____ DATA RECORDS
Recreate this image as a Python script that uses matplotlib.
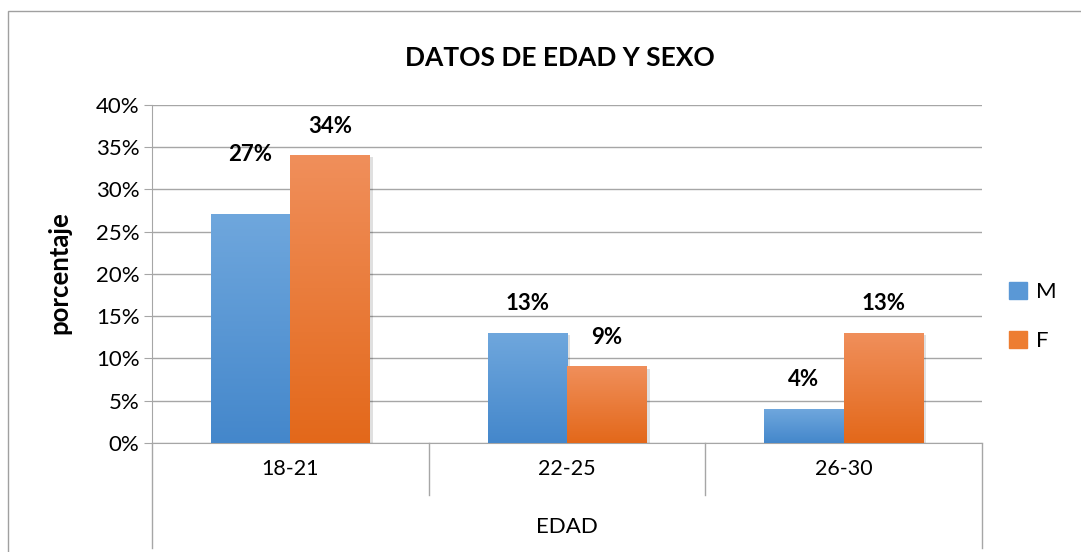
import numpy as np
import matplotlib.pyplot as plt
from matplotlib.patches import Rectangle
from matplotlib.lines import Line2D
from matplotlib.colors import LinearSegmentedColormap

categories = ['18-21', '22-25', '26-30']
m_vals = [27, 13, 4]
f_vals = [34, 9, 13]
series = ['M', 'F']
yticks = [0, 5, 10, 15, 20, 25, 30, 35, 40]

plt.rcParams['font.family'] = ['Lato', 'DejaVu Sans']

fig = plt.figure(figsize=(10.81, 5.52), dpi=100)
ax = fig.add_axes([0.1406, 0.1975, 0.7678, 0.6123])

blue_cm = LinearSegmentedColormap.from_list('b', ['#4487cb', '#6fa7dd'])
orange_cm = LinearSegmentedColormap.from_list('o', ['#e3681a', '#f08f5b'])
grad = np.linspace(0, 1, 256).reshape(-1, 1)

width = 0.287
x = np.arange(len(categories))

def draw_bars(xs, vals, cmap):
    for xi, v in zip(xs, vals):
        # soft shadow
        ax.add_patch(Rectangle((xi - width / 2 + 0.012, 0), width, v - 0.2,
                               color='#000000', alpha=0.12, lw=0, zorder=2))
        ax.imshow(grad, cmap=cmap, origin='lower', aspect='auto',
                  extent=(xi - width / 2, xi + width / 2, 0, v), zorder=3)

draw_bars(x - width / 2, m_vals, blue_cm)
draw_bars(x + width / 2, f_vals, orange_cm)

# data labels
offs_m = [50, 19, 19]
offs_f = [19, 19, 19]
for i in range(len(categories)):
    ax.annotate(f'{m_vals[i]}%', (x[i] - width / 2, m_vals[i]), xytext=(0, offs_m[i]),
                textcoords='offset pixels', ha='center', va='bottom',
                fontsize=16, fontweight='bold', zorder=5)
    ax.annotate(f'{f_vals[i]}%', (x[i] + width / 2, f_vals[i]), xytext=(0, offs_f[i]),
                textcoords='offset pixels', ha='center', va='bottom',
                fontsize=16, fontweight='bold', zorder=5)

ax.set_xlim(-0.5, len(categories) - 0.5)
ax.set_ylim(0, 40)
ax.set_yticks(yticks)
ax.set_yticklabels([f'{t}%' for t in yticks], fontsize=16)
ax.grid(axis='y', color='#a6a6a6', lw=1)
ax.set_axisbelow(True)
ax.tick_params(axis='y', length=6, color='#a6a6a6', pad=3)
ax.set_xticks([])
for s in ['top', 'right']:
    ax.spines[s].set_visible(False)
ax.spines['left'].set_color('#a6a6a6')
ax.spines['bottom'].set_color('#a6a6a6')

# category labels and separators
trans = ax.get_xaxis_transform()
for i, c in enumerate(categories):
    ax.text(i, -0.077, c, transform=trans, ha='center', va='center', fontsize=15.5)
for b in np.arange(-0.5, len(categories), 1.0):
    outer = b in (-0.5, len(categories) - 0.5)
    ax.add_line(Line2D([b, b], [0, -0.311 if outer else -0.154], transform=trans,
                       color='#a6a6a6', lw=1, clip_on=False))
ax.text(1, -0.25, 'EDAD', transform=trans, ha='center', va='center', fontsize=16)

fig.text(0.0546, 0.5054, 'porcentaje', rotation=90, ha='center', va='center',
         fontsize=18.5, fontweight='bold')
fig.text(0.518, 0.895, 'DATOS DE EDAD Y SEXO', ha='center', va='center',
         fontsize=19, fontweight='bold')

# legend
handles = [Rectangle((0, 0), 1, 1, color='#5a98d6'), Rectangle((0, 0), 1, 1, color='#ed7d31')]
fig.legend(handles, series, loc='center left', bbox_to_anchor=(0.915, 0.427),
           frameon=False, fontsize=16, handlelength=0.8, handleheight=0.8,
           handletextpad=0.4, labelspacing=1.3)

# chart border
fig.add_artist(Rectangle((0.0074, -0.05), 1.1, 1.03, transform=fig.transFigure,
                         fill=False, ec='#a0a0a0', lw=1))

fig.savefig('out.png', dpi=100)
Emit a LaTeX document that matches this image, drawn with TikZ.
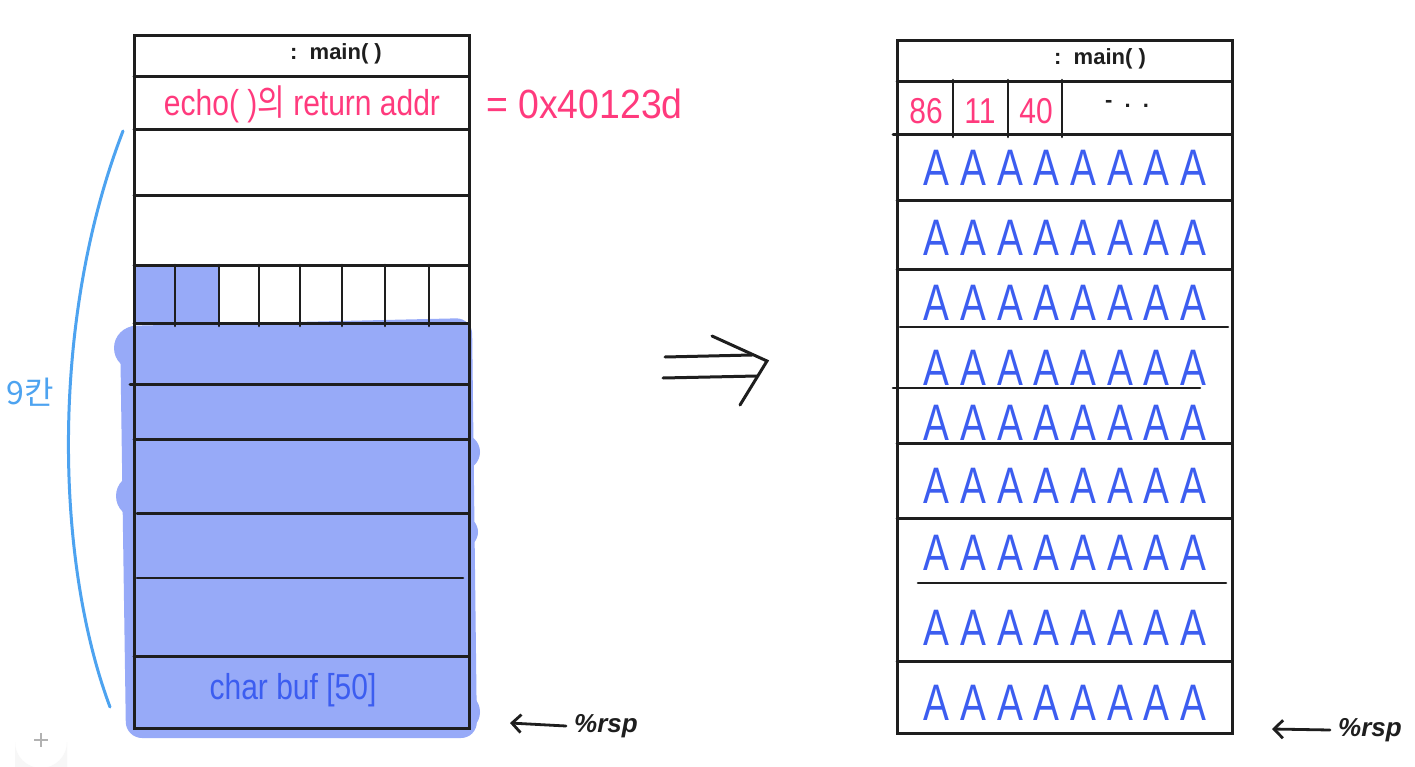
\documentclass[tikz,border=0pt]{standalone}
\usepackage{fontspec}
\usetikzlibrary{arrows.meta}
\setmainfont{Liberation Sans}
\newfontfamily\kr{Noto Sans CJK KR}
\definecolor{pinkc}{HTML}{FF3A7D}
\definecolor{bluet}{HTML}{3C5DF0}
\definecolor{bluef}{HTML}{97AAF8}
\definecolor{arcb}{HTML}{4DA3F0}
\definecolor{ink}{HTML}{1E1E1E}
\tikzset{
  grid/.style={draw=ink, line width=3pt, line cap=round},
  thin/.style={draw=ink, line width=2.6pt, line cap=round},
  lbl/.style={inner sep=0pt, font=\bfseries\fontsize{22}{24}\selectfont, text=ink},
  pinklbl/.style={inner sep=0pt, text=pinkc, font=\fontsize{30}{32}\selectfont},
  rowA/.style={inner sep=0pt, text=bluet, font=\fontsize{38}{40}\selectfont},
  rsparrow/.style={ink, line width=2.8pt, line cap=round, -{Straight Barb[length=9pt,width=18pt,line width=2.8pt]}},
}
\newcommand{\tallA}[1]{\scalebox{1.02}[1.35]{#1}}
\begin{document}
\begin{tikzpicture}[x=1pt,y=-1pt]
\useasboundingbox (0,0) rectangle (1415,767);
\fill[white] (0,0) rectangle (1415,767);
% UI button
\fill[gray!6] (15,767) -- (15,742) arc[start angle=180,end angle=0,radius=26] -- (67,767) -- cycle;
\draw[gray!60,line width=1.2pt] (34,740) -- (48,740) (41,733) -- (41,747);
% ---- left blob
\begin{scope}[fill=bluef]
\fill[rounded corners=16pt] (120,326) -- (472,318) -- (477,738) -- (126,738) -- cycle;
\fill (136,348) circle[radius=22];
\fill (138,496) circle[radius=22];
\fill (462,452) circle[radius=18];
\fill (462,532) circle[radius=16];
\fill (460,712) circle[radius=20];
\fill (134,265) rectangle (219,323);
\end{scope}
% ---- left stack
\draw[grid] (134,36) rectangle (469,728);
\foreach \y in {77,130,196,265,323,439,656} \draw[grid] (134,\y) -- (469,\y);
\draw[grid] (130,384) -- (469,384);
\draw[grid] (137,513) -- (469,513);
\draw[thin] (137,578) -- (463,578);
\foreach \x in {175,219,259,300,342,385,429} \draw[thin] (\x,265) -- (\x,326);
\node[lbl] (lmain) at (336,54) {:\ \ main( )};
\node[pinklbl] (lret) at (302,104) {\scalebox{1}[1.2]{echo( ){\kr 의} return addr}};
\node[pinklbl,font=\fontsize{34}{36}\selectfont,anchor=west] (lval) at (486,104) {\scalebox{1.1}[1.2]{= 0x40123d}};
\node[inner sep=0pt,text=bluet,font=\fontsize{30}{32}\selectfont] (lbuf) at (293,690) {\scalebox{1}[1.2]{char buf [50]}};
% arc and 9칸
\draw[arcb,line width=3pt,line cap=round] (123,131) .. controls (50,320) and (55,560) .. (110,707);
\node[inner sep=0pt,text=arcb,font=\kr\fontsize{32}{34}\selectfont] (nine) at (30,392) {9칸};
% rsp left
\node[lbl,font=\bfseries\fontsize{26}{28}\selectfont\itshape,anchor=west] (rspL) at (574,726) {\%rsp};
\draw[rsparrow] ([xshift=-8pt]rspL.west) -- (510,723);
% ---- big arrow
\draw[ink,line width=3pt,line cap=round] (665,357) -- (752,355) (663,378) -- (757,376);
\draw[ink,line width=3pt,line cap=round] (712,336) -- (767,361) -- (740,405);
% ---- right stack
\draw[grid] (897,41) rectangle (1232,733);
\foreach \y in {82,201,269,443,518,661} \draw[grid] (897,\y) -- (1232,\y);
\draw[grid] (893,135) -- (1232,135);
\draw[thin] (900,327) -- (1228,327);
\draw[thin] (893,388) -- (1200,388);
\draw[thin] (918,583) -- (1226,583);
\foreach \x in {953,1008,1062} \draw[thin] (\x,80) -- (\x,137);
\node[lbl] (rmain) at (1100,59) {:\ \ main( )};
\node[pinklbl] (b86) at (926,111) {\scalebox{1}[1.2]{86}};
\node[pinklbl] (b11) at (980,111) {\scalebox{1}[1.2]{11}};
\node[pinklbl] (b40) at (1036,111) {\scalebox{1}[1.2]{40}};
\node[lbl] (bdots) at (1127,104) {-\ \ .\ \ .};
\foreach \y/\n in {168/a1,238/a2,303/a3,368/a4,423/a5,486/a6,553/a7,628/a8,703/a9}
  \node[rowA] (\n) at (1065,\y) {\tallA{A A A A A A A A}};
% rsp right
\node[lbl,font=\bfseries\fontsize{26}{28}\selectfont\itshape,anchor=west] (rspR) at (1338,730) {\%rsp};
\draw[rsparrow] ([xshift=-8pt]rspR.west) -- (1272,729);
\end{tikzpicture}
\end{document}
________
### TASK DIRECTIONS
Identify which lines contain the word "image" and copy each one.

### ANSWER
Recreate this image as a Python script that uses matplotlib.
Emit a LaTeX document that matches this image, drawn with TikZ.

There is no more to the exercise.